一方、「まほろば」や「いにしへ」が走る大和路線(関西本線)、おおさか東線、奈良線など、いずれも直流区間であり、交流区間は存在しない。交直両用の電車が直流区間のみのエリアへ転属する場合、交流機器の停止もしくは撤去に及ぶことが多い。「安寧」「悠久」も、交流機器は「機能停止」になっているという。機器の撤去には至っていないが、今後、「安寧」「悠久」が交流区間を走行する予定はないとのことだった。
「奈良らしさ」だけでなく、ビジネス利用も意識
両編成ともに奈良を体現する車両とされ、第1編成「安寧」は日本の「まほろば」の原型を描いた。「まほろば」は「素晴らしいところ」を意味し、奈良は古事記で「国のまほろば(素晴らしいところ)」と謳われた。一方、「悠久」は「文化の万世(万葉)への継承」を意識した。
「安寧」「悠久」の外装に関して、先頭部分は重厚だが、側面部分はローマ字のロゴによる効果もあり、軽やかな印象を受ける。「安寧」「悠久」の両編成に共通する「まほろば」のシンボルマークは、SNS等での撮影のしやすさを意識し、車体前面だけでなく側面にもデザインされている。両編成とも1号車デッキ部に「ギャラリースペース」を設け、奈良にまつわる国宝のレプリカを展示している。このように、「安寧」「悠久」は観光利用者を意識した車両ではあるが、客室内に入ると印象が変わる。
装いを一新した客室内はモダンな雰囲気といえる。とくに「悠久」は、座席の色合いも相まってビジネスライクな印象を受けた。「安寧」「悠久」のデザインを監修したGKデザイン総研広島によると、「安寧」「悠久」は「奈良らしさ」を意識する一方で、重厚な雰囲気が出すぎないように配慮したという。モダンな雰囲気を通じて、「奈良らしさ」が今日でも通用することを示した格好といえる。

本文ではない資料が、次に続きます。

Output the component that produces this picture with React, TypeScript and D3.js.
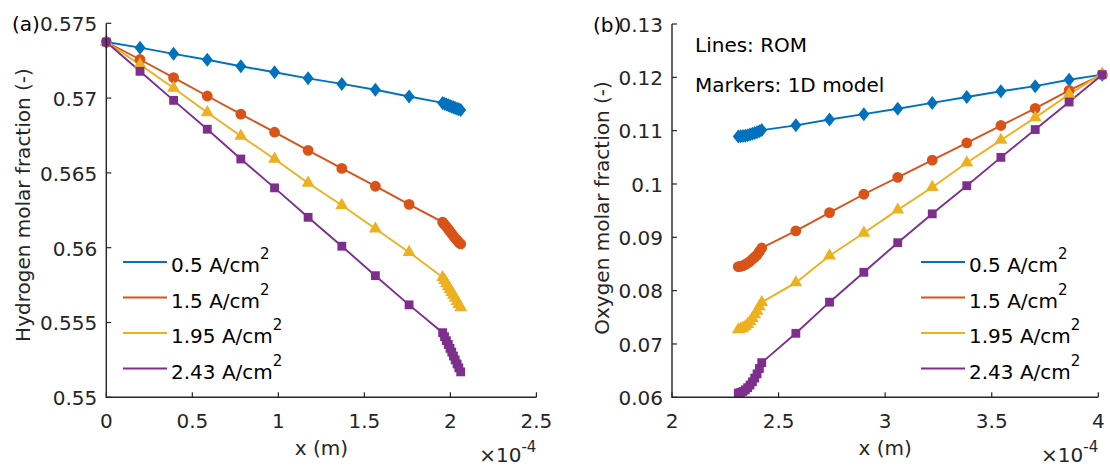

「安寧」「悠久」の座席は「サンバーバード」時代のものではなく、有料座席サービス「新快速 Aシート」と同様の座席に取り換えられている。座り心地は少し固め。すべての座席にコンセントが付き、無料Wi-Fiも利用できる。各号車に荷物スペースも設置した。JR西日本によると、「安寧」「悠久」が荷物スペースや無料Wi-Fiといったビジネスパーソン向けの設備を備えていることもあり、通勤特急「らくラクやまと」への投入に至ったという。
「奈良らしさ」や観光利用を意識しつつ、ビジネス利用も可能な汎用性の高い車両となった「安寧」「悠久」。リニューアル車両による奈良方面の特急列車として、近鉄の「あをによし」も思い浮かぶが、「安寧」「悠久」は「あをによし」とまったく異なるコンセプトの特急車両である。奈良方面の輸送に対する考え方の違いも感じられ、興味深かった。